── SUPPLIED INFORMATION

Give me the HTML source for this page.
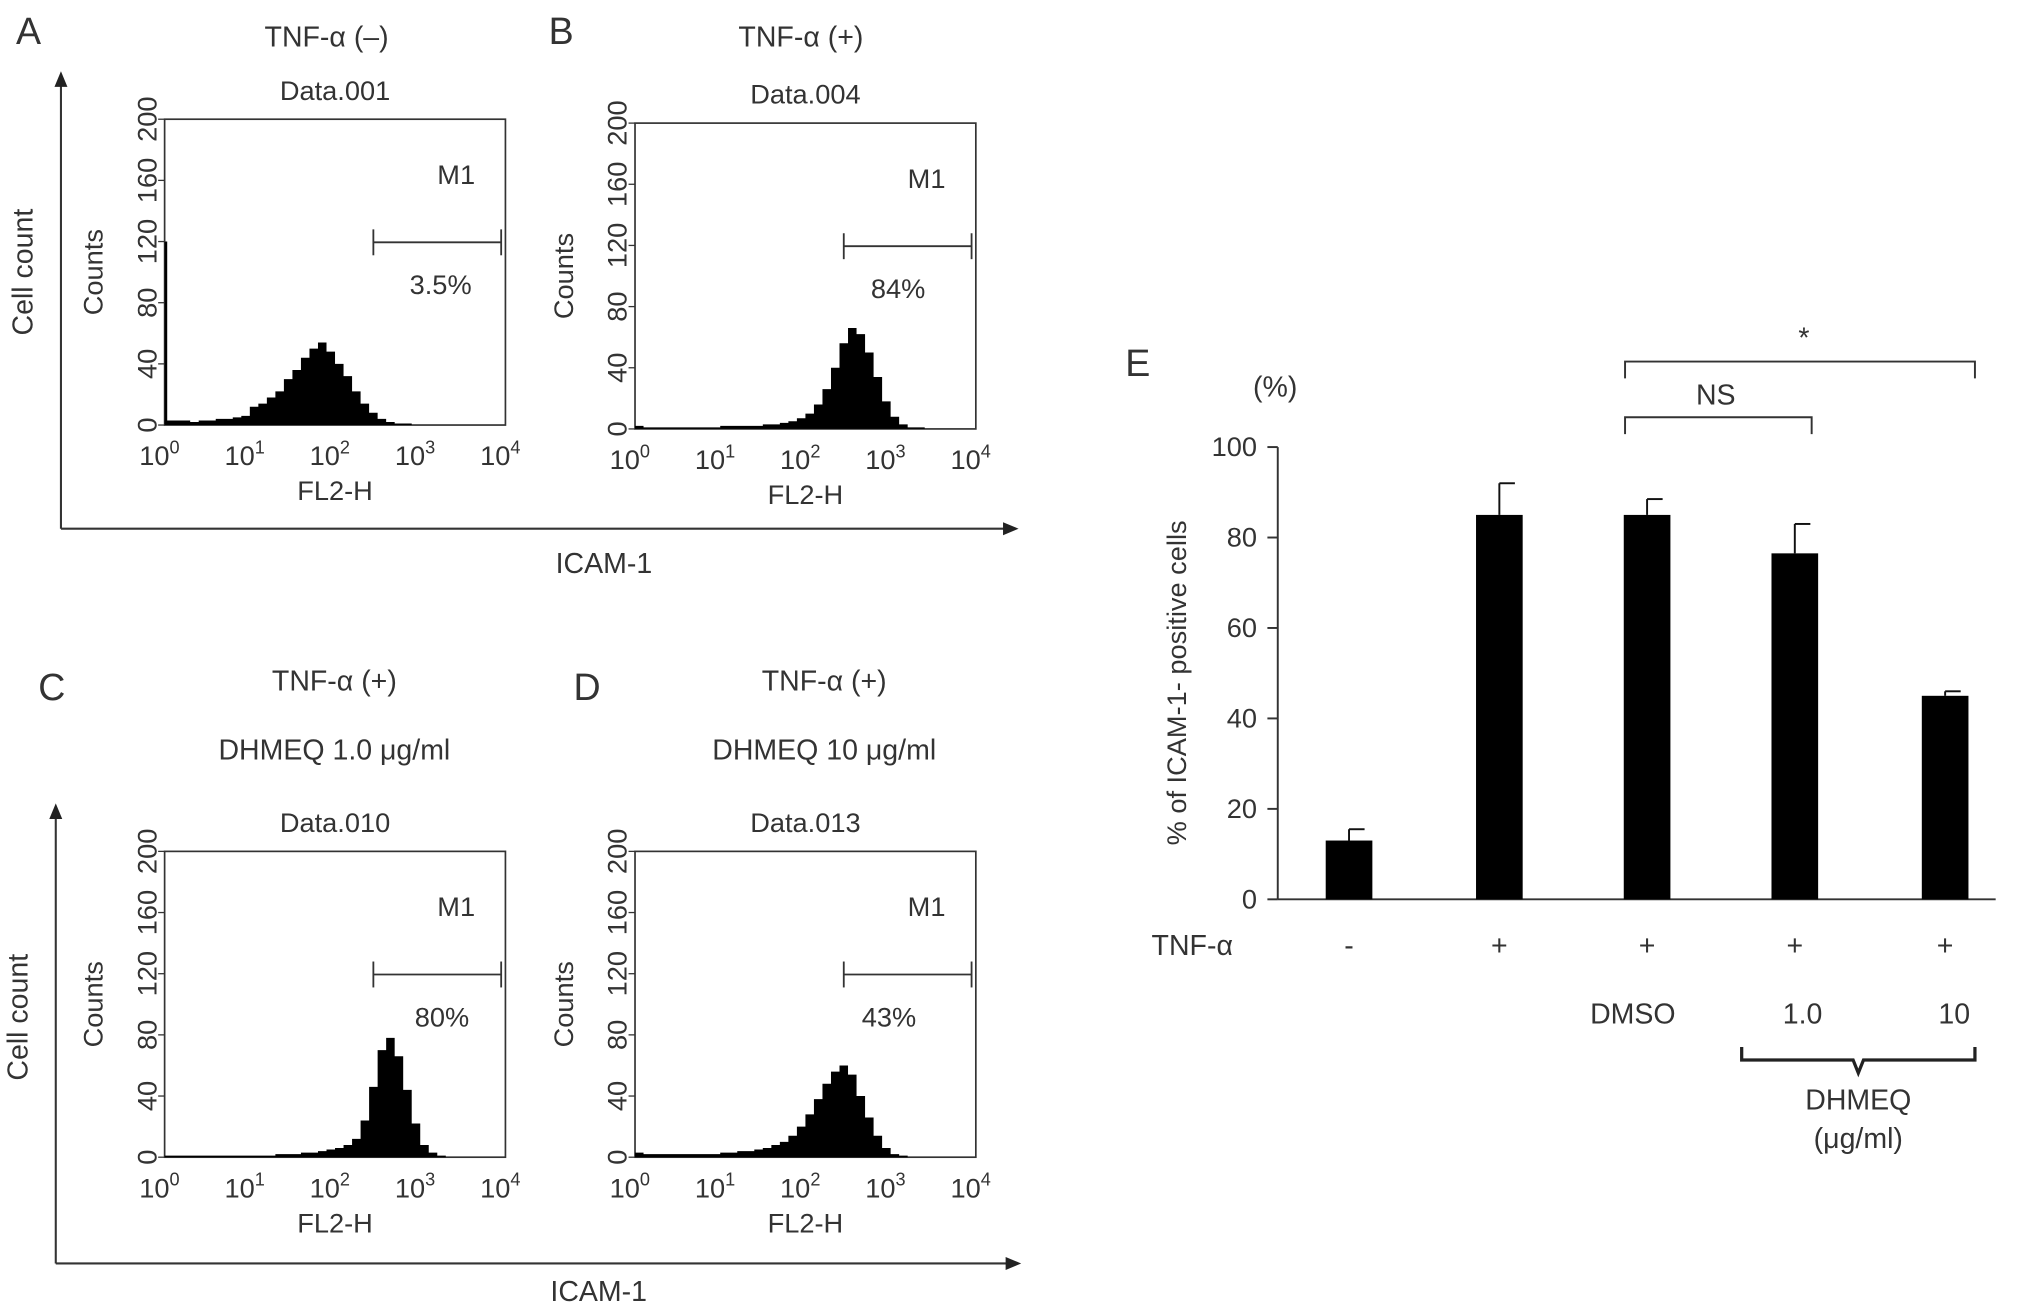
<!DOCTYPE html>
<html><head><meta charset="utf-8"><style>
html,body{margin:0;padding:0;background:#fff;}
svg{display:block;font-family:"Liberation Sans",sans-serif;}
text{fill:#333;}
</style></head><body>
<svg id="fig" width="2032" height="1314" viewBox="0 0 1568 1014" xmlns="http://www.w3.org/2000/svg">
<g id="root"></g>
</svg>
<script>
// Histogram data: 40 bins across log10 0..4 (0.1 each), counts
const histA = [3,3,3,2,3,3,4,4,5,6,12,14,18,22,30,36,44,50,54,48,40,32,22,14,8,4,2,1,1,0,0,0,0,0,0,0,0,0,0,0];
const spikeA = 120;
const histB = [2,1,1,1,1,1,1,1,1,1,2,2,2,2,2,3,3,4,5,7,10,16,26,40,56,66,62,50,34,18,8,3,1,1,0,0,0,0,0,0];
const histC = [1,1,1,1,1,1,1,1,1,1,1,1,1,2,2,2,3,3,4,5,6,8,12,24,46,70,78,66,44,22,8,3,1,0,0,0,0,0,0,0];
const histD = [3,2,2,2,2,2,2,2,2,2,3,3,4,4,5,6,8,10,14,20,28,38,48,56,60,54,40,26,14,6,2,1,0,0,0,0,0,0,0,0];
const yTicks = [0,40,80,120,160,200];
// Bar chart E data
const barCats = ["-","+","+","+","+"];
const barVals = [13,85,85,76.5,45];
const barErrs = [2.5,7,3.5,6.5,1];
const barTicks = [0,20,40,60,80,100];

const NS="http://www.w3.org/2000/svg";
const root=document.getElementById('root');
function mk(tag,attrs,parent){const e=document.createElementNS(NS,tag);for(const k in attrs)e.setAttribute(k,attrs[k]);(parent||root).appendChild(e);return e;}
function txt(x,y,s,size,parent,anchor){const t=mk('text',{x:x,y:y,'font-size':size,'text-anchor':anchor||'middle'},parent);t.textContent=s;return t;}

function hist(panel){
  const g=mk('g',{});
  
  
  const x0=panel.x0,x1=panel.x1,yb=panel.yb,yt=panel.yt;
  const sx=v=>x0+(x1-x0)*v/4, sy=v=>yb-(yb-yt)*v/200;
  const box=mk('rect',{x:x0,y:yt,width:x1-x0,height:yb-yt,fill:'none',stroke:'#333','stroke-width':1.3},g);
  
  
  let d='M'+sx(0)+','+sy(0);
  panel.data.forEach((v,i)=>{d+=' L'+sx(i*0.1)+','+sy(v)+' L'+sx((i+1)*0.1)+','+sy(v);});
  d+=' L'+sx(4)+','+sy(0)+' Z';
  const p=mk('path',{d:d,fill:'#000'},g);
  
  
  if(panel.spike){
    const sp=mk('line',{x1:sx(0)+1,x2:sx(0)+1,y1:sy(0),y2:sy(panel.spike),stroke:'#000','stroke-width':2},g);
    
    
  }
  yTicks.forEach(t=>{
    mk('line',{x1:x0-5,x2:x0,y1:sy(t),y2:sy(t),stroke:'#333'},g);
    const tl=txt(0,0,String(t),21,g);
    tl.setAttribute('transform','translate('+(x0-12)+','+sy(t)+') rotate(-90)');
    tl.setAttribute('dominant-baseline','middle');
    
    
  });
  for(let e=0;e<=4;e++){
    const t=mk('text',{x:sx(e)-4,y:yb+31,'font-size':21,'text-anchor':'middle'},g);
    
    
    t.textContent='10';
    const s=mk('tspan',{dy:-9,'font-size':14},t);s.textContent=String(e);
  }
  const yl=txt(0,0,'Counts',21,g);
  yl.setAttribute('transform','translate('+(x0-48)+','+((yb+yt)/2)+') rotate(-90)');
  
  
  const xl=txt((x0+x1)/2,yb+58,'FL2-H',21,g);
  
  
  const dt=txt((x0+x1)/2,yt-15,panel.dataName,21,g);
  
  
  const m=txt(x1-38,yt+50,'M1',21,g);
  
  
  const gy=panel.gateY, gl=sx(panel.gate0), gr=sx(panel.gate1);
  mk('line',{x1:gl,x2:gr,y1:gy,y2:gy,stroke:'#333','stroke-width':1.4},g);
  mk('line',{x1:gl,x2:gl,y1:gy-10,y2:gy+10,stroke:'#333','stroke-width':1.4},g);
  mk('line',{x1:gr,x2:gr,y1:gy-10,y2:gy+10,stroke:'#333','stroke-width':1.4},g);
  const pc=txt(panel.pctX,gy+40,panel.pct,21,g);
  
  
}
hist({id:'a',x0:127,x1:390,yb:328,yt:92,data:histA,spike:spikeA,dataName:'Data.001',gate0:2.45,gate1:3.95,gateY:187,pct:'3.5%',pctX:340});
hist({id:'b',x0:490,x1:753,yb:331,yt:95,data:histB,dataName:'Data.004',gate0:2.45,gate1:3.95,gateY:190,pct:'84%',pctX:693});
hist({id:'c',x0:127,x1:390,yb:893,yt:657,data:histC,dataName:'Data.010',gate0:2.45,gate1:3.95,gateY:752,pct:'80%',pctX:341});
hist({id:'d',x0:490,x1:753,yb:893,yt:657,data:histD,dataName:'Data.013',gate0:2.45,gate1:3.95,gateY:752,pct:'43%',pctX:686});

[['A',22,34],['B',433,34],['C',40,540],['D',453,540],['E',878,290]].forEach(([s,x,y])=>{
  const t=txt(x,y,s,29,root);
});
[['TNF-α (–)',252,36],['TNF-α (+)',618,36],['TNF-α (+)',258,533],['DHMEQ 1.0 μg/ml',258,586],['TNF-α (+)',636,533],['DHMEQ 10 μg/ml',636,586]].forEach(([s,x,y])=>{
  const t=txt(x,y,s,22,root);
});
function arrowAxes(ox,oy,top,right,yLabelY,xLabelY,xLabelX){
  mk('line',{x1:ox,y1:oy,x2:ox,y2:top+10,stroke:'#333','stroke-width':1.6});
  mk('polygon',{points:(ox-5)+','+(top+12)+' '+(ox+5)+','+(top+12)+' '+ox+','+top,fill:'#222'});
  mk('line',{x1:ox,y1:oy,x2:right-10,y2:oy,stroke:'#333','stroke-width':1.6});
  mk('polygon',{points:(right-12)+','+(oy-5)+' '+(right-12)+','+(oy+5)+' '+right+','+oy,fill:'#222'});
  const cl=txt(0,0,'Cell count',22,root);
  cl.setAttribute('transform','translate('+(ox-22)+','+yLabelY+') rotate(-90)');
  
  const il=txt(xLabelX,xLabelY,'ICAM-1',22,root);
  
}
arrowAxes(47,408,55,786,210,442,466);
arrowAxes(43,975,620,788,785,1004,462);

const gE=mk('g',{});


const ax0=986, yb0=694, yt100=345;
const by=v=>yb0-(yb0-yt100)*v/100;
const centers=[1041,1157,1271,1385,1501];
mk('line',{x1:ax0,x2:ax0,y1:by(100),y2:yb0,stroke:'#333','stroke-width':1.5},gE);
mk('line',{x1:ax0,x2:1540,y1:yb0,y2:yb0,stroke:'#333','stroke-width':1.5},gE);
barTicks.forEach(t=>{
  mk('line',{x1:ax0-8,x2:ax0,y1:by(t),y2:by(t),stroke:'#333','stroke-width':1.5},gE);
  const l=txt(ax0-16,by(t)+7,String(t),21,gE,'end');
  
});
barVals.forEach((v,i)=>{
  const c=centers[i], w=36;
  const r=mk('rect',{x:c-w/2,y:by(v),width:w,height:yb0-by(v),fill:'#000'},gE);
  
  
  const e=by(v+barErrs[i]);
  mk('line',{x1:c,x2:c,y1:by(v),y2:e,stroke:'#111','stroke-width':1.5},gE);
  mk('line',{x1:c,x2:c+12,y1:e,y2:e,stroke:'#111','stroke-width':1.5},gE);
  const cl=txt(c,737,barCats[i],22,gE);
  
});
const yt=txt(0,0,'% of ICAM-1- positive cells',21,gE);
yt.setAttribute('transform','translate(915,527) rotate(-90)');

[['(%)',984,306,'middle'],['TNF-α',920,737,'middle'],['DMSO',1260,790,'middle'],['1.0',1391,790,'middle'],['10',1508,790,'middle'],['DHMEQ',1434,856,'middle'],['(μg/ml)',1434,886,'middle'],['NS',1324,312,'middle'],['*',1392,268,'middle']].forEach(([s,x,y,a])=>{
  const t=txt(x,y,s,22,gE,a);
});
mk('path',{d:'M1254,335 L1254,322 L1398,322 L1398,335',fill:'none',stroke:'#333','stroke-width':1.5},gE);
mk('path',{d:'M1254,292 L1254,279 L1524,279 L1524,292',fill:'none',stroke:'#333','stroke-width':1.5},gE);
mk('path',{d:'M1344,808 L1344,818 L1430,818 L1434,828 L1438,818 L1524,818 L1524,808',fill:'none',stroke:'#222','stroke-width':2.5},gE);
</script>
</body></html>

────

• TASK STATEMENT
Repeat the lines exactly as they stand, from the opening line of the data through the line with "const barTicks = [0,20,40,60,80,100];". Pictures stay out of the copy.

• RESPONSE
Give me the HTML source for this page.
<!DOCTYPE html>
<html><head><meta charset="utf-8"><style>
html,body{margin:0;padding:0;background:#fff;}
svg{display:block;font-family:"Liberation Sans",sans-serif;}
text{fill:#333;}
</style></head><body>
<svg id="fig" width="2032" height="1314" viewBox="0 0 1568 1014" xmlns="http://www.w3.org/2000/svg">
<g id="root"></g>
</svg>
<script>
// Histogram data: 40 bins across log10 0..4 (0.1 each), counts
const histA = [3,3,3,2,3,3,4,4,5,6,12,14,18,22,30,36,44,50,54,48,40,32,22,14,8,4,2,1,1,0,0,0,0,0,0,0,0,0,0,0];
const spikeA = 120;
const histB = [2,1,1,1,1,1,1,1,1,1,2,2,2,2,2,3,3,4,5,7,10,16,26,40,56,66,62,50,34,18,8,3,1,1,0,0,0,0,0,0];
const histC = [1,1,1,1,1,1,1,1,1,1,1,1,1,2,2,2,3,3,4,5,6,8,12,24,46,70,78,66,44,22,8,3,1,0,0,0,0,0,0,0];
const histD = [3,2,2,2,2,2,2,2,2,2,3,3,4,4,5,6,8,10,14,20,28,38,48,56,60,54,40,26,14,6,2,1,0,0,0,0,0,0,0,0];
const yTicks = [0,40,80,120,160,200];
// Bar chart E data
const barCats = ["-","+","+","+","+"];
const barVals = [13,85,85,76.5,45];
const barErrs = [2.5,7,3.5,6.5,1];
const barTicks = [0,20,40,60,80,100];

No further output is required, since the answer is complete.